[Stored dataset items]
____________
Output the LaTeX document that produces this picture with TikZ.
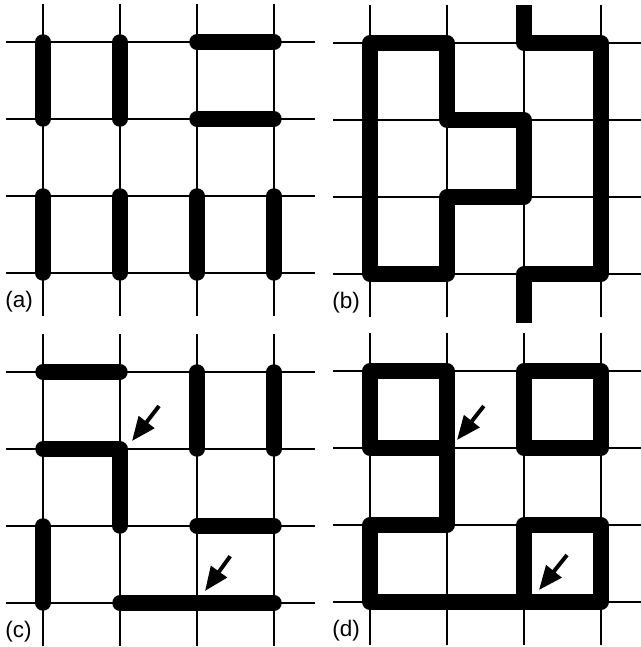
\documentclass[tikz,border=0pt]{standalone}
\usepackage{fontspec}
\setsansfont{Liberation Sans}
\usetikzlibrary{arrows.meta}

\begin{document}
\begin{tikzpicture}[
  % thin square lattice, and the fat bonds laid on top of it
  lattice/.style={line width=1.4pt, color=black},
  bond/.style={line width=11pt, line cap=round, line join=round},
  stub/.style={line width=11pt, line cap=butt, line join=round},
  pointer/.style={-{Triangle[length=6mm, width=4.8mm]}, line width=2.8pt},
  tag/.style={font=\sffamily\fontsize{16}{16}\selectfont, anchor=west,
              inner sep=0pt}
]

\def\S{1.925}   % lattice spacing
\def\E{6.8}     % how far the lattice lines run past the first site

\useasboundingbox (0,0) rectangle (16,-16.175);

% --- four panels: lattice lines, named sites (col-row), panel tag ------------
\foreach \p/\ox/\oy in {a/1.075/-1.05, b/9.25/-1.075, c/1.075/-9.3, d/9.25/-9.275}{
  \begin{scope}[shift={(\ox,\oy)}]
    \foreach \k in {0,...,3}{
      \draw[lattice] (-0.925,-\k*\S) -- (\E,-\k*\S);
      \draw[lattice] (\k*\S,0.95) -- (\k*\S,-\E-0.05);
      \coordinate (\p-t\k) at (\k*\S,0.95);
      \coordinate (\p-b\k) at (\k*\S,-\E-0.2);
    }
    \foreach \i in {0,...,3}
      \foreach \j in {0,...,3}
        \coordinate (\p-\i-\j) at (\i*\S,-\j*\S);
    \node[tag] (tag-\p) at (-0.95,-6.5) {(\p)};
  \end{scope}
}

% --- (a) ----------------------------------------------------------------------
\draw[bond] (a-0-0) -- (a-0-1);
\draw[bond] (a-1-0) -- (a-1-1);
\draw[bond] (a-2-0) -- (a-3-0);
\draw[bond] (a-2-1) -- (a-3-1);
\foreach \i in {0,...,3}
  \draw[bond] (a-\i-2) -- (a-\i-3);

% --- (b) ----------------------------------------------------------------------
\draw[bond] (b-0-0) -- (b-1-0) -- (b-1-1) -- (b-2-1) -- (b-2-2) -- (b-1-2)
  -- (b-1-3) -- (b-0-3) -- cycle;
\draw[stub] (b-t2) -- (b-2-0) -- (b-3-0) -- (b-3-3) -- (b-2-3) -- (b-b2);

% --- (c) ----------------------------------------------------------------------
\draw[bond] (c-0-0) -- (c-1-0);
\draw[bond] (c-0-1) -- (c-1-1) -- (c-1-2);
\draw[bond] (c-2-0) -- (c-2-1);
\draw[bond] (c-3-0) -- (c-3-1);
\draw[bond] (c-0-2) -- (c-0-3);
\draw[bond] (c-2-2) -- (c-3-2);
\draw[bond] (c-1-3) -- (c-3-3);
\draw[pointer] ([shift={(0.975,1.075)}]c-1-1) -- ([shift={(0.3,0.2)}]c-1-1);
\draw[pointer] ([shift={(0.83,1.17)}]c-2-3) -- ([shift={(0.2,0.3)}]c-2-3);

% --- (d) ----------------------------------------------------------------------
\draw[bond] (d-1-1) -- (d-0-1) -- (d-0-0) -- (d-1-0) -- (d-1-2) -- (d-0-2)
  -- (d-0-3) -- (d-3-3) -- (d-3-2) -- (d-2-2) -- (d-2-3);
\draw[bond] (d-2-0) -- (d-3-0) -- (d-3-1) -- (d-2-1) -- cycle;
\draw[pointer] ([shift={(0.92,1.05)}]d-1-1) -- ([shift={(0.25,0.2)}]d-1-1);
\draw[pointer] ([shift={(1.075,1.175)}]d-2-3) -- ([shift={(0.375,0.3)}]d-2-3);

\end{tikzpicture}
\end{document}
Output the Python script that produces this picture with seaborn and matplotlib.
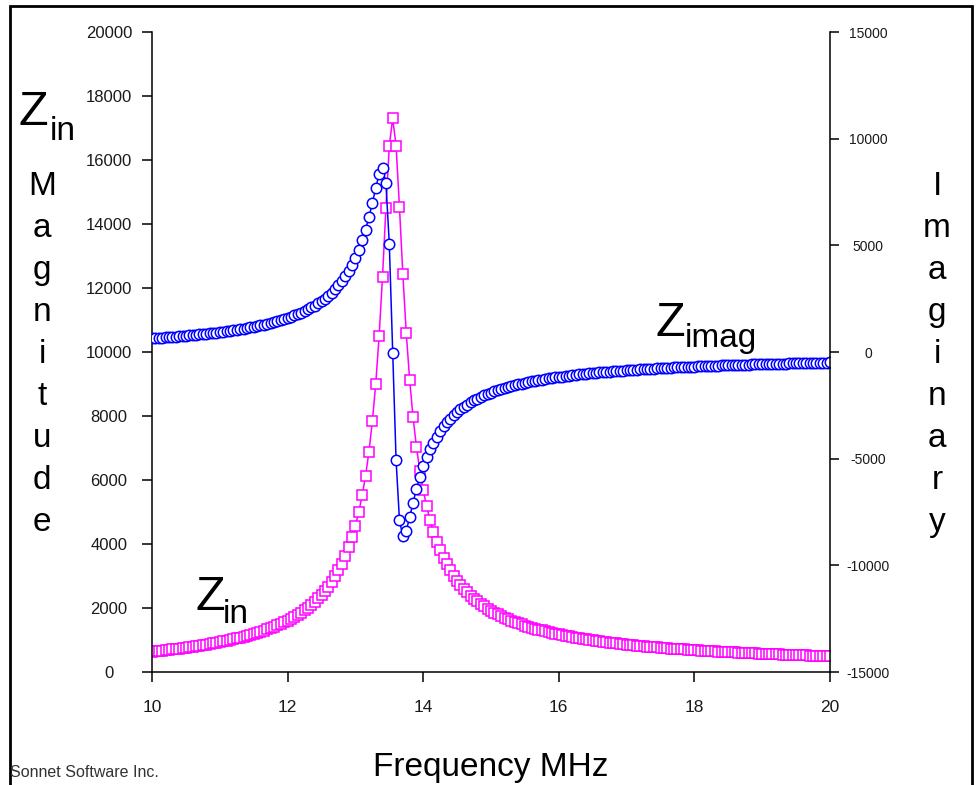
import numpy as np
import pandas as pd
import seaborn as sns
import matplotlib.pyplot as plt
from matplotlib.patches import Rectangle

# Частота развёртки, МГц (шаг 0.05)
freq = np.round(np.linspace(10, 20, 201), 2)

# |Zin|, Ом (левая ось)
zin_mag = [
    637, 648, 659, 671, 683, 695, 708, 721, 734, 748,
    762, 777, 792, 808, 824, 841, 858, 876, 895, 915,
    935, 956, 978, 1000, 1024, 1049, 1075, 1102, 1130, 1159,
    1190, 1223, 1257, 1292, 1330, 1371, 1412, 1457, 1504, 1554,
    1607, 1664, 1725, 1789, 1859, 1934, 2014, 2101, 2196, 2299,
    2411, 2534, 2670, 2820, 2987, 3173, 3384, 3622, 3894, 4209,
    4574, 5004, 5516, 6133, 6888, 7829, 9009, 10504, 12356, 14492,
    16444, 17300, 16450, 14519, 12423, 10598, 9131, 7967, 7040, 6294,
    5683, 5175, 4750, 4388, 4076, 3806, 3569, 3360, 3174, 3008,
    2859, 2724, 2602, 2490, 2388, 2293, 2207, 2127, 2052, 1983,
    1918, 1858, 1802, 1749, 1699, 1652, 1607, 1566, 1526, 1488,
    1453, 1419, 1386, 1355, 1326, 1298, 1271, 1246, 1221, 1197,
    1175, 1153, 1132, 1112, 1093, 1074, 1056, 1039, 1022, 1006,
    990, 975, 960, 946, 932, 919, 906, 894, 882, 870,
    858, 847, 836, 826, 816, 806, 796, 786, 777, 768,
    759, 751, 742, 734, 726, 719, 711, 704, 696, 689,
    683, 676, 669, 663, 656, 650, 644, 638, 632, 627,
    621, 615, 610, 605, 600, 595, 590, 585, 580, 575,
    570, 566, 561, 557, 553, 548, 544, 540, 536, 532,
    528, 524, 520, 517, 513, 509, 506, 502, 499, 496,
    492,
]

# Im(Zin), Ом (правая ось)
zin_imag = [
    636, 647, 658, 670, 682, 694, 707, 720, 733, 747,
    761, 776, 791, 806, 822, 839, 856, 874, 893, 913,
    933, 954, 976, 998, 1022, 1047, 1073, 1099, 1127, 1157,
    1187, 1220, 1253, 1289, 1326, 1366, 1407, 1452, 1498, 1547,
    1600, 1656, 1716, 1780, 1848, 1921, 2000, 2086, 2178, 2278,
    2387, 2507, 2638, 2782, 2942, 3120, 3319, 3542, 3794, 4082,
    4411, 4790, 5228, 5734, 6318, 6981, 7688, 8346, 8640, 7912,
    5080, -60, -5070, -7890, -8641, -8375, -7755, -7072, -6430, -5862,
    -5366, -4938, -4567, -4244, -3961, -3712, -3492, -3296, -3120, -2963,
    -2820, -2690, -2572, -2464, -2365, -2273, -2189, -2111, -2038, -1970,
    -1907, -1847, -1792, -1740, -1690, -1644, -1600, -1559, -1520, -1483,
    -1447, -1414, -1382, -1351, -1322, -1294, -1268, -1242, -1218, -1194,
    -1172, -1150, -1130, -1110, -1090, -1072, -1054, -1037, -1020, -1004,
    -988, -973, -959, -945, -931, -918, -905, -893, -880, -869,
    -857, -846, -835, -825, -815, -805, -795, -786, -776, -767,
    -759, -750, -742, -734, -726, -718, -711, -703, -696, -689,
    -682, -675, -669, -662, -656, -650, -644, -638, -632, -626,
    -621, -615, -610, -604, -599, -594, -589, -584, -580, -575,
    -570, -566, -561, -557, -552, -548, -544, -540, -536, -532,
    -528, -524, -520, -517, -513, -509, -506, -502, -499, -495,
    -492,
]

x_ticks = [10, 12, 14, 16, 18, 20]
left_ticks = list(range(0, 20001, 2000))
right_ticks = [-15000, -10000, -5000, 0, 5000, 10000, 15000]

df = pd.DataFrame({'freq': freq, 'mag': zin_mag, 'imag': zin_imag})

sns.set_style('ticks')
plt.rcParams['font.family'] = ['Liberation Sans', 'DejaVu Sans']
plt.rcParams['axes.unicode_minus'] = False
plt.rcParams['text.color'] = 'black'

W, H = 980, 785


def fx(x):
    return x / W


def fy(y):
    return 1 - y / H


fig = plt.figure(figsize=(9.8, 7.85), dpi=100)
ax = fig.add_axes([fx(152), fy(672), (830 - 152) / W, (672 - 32) / H])
ax2 = ax.twinx()

sns.lineplot(data=df, x='freq', y='mag', ax=ax, color='#ff00ff', marker='s',
             markersize=7.5, markerfacecolor='white', markeredgecolor='#ff00ff',
             markeredgewidth=1.1, linewidth=1.1)
sns.lineplot(data=df, x='freq', y='imag', ax=ax2, color='#0000ff', marker='o',
             markersize=7.5, markerfacecolor='white', markeredgecolor='#0000ff',
             markeredgewidth=1.1, linewidth=1.1)

ax.set_xlim(10, 20)
ax.set_ylim(0, 20000)
ax2.set_ylim(-15000, 15000)
ax.set_xticks(x_ticks)
ax.set_yticks(left_ticks)
ax2.set_yticks(right_ticks)
ax.set_xlabel('')
ax.set_ylabel('')
ax2.set_ylabel('')

for a in (ax, ax2):
    a.spines['top'].set_visible(False)
    for s in a.spines.values():
        s.set_linewidth(1.1)
        s.set_color('black')
ax.spines['right'].set_visible(False)
ax2.spines['left'].set_visible(False)
ax2.spines['bottom'].set_visible(False)

ax.tick_params(axis='x', direction='out', length=7, width=1.1, pad=13,
               labelsize=12.5, colors='black', labelcolor='#1a1a1a')
ax.tick_params(axis='y', direction='out', length=7, width=1.1, pad=24,
               labelsize=12, colors='black', labelcolor='#1a1a1a')
ax2.tick_params(axis='y', direction='out', length=6.5, width=1.1, pad=21,
                labelsize=10, colors='black', labelcolor='#1a1a1a')
plt.setp(ax.get_yticklabels(), ha='center')
plt.setp(ax2.get_yticklabels(), ha='center')

# подписи Z_in / Z_imag
fig.text(fx(18), fy(125), 'Z', fontsize=35, va='baseline', ha='left', color='black')
fig.text(fx(50), fy(140), 'in', fontsize=24, va='baseline', ha='left', color='black')
fig.text(fx(195), fy(610), 'Z', fontsize=35, va='baseline', ha='left', color='black')
fig.text(fx(223), fy(623), 'in', fontsize=24, va='baseline', ha='left', color='black')
fig.text(fx(655), fy(336), 'Z', fontsize=35, va='baseline', ha='left', color='black')
fig.text(fx(685), fy(347), 'imag', fontsize=24, va='baseline', ha='left', color='black')

# вертикальные подписи осей, буква под буквой
for i, ch in enumerate('Magnitude'):
    fig.text(fx(42), fy(195 + 42 * i), ch, fontsize=24, va='baseline',
             ha='center', color='black')
for i, ch in enumerate('Imaginary'):
    fig.text(fx(937), fy(195 + 42 * i), ch, fontsize=24, va='baseline',
             ha='center', color='black')

fig.text(fx(491), fy(776), 'Frequency MHz', fontsize=24, va='baseline',
         ha='center', color='black')
fig.text(fx(10), fy(777), 'Sonnet Software Inc.', fontsize=11.5, va='baseline',
         ha='left', color='#333333')

# рамка вокруг картинки
fig.add_artist(Rectangle((fx(9.5), -0.05), (972 - 9.5) / W, fy(6) + 0.05,
                         transform=fig.transFigure, fill=False, lw=2,
                         ec='black', clip_on=False))

fig.savefig('out.png', dpi=100)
____________
[What you need to do] Lines from the one with "Output the Python" through the one with "freq = np.round(np.linspace(10, 20, 201), 2)" are the only ones to quote. Quote them exactly and leave out pictures.

[Written response]
Output the Python script that produces this picture with seaborn and matplotlib.
import numpy as np
import pandas as pd
import seaborn as sns
import matplotlib.pyplot as plt
from matplotlib.patches import Rectangle

# Частота развёртки, МГц (шаг 0.05)
freq = np.round(np.linspace(10, 20, 201), 2)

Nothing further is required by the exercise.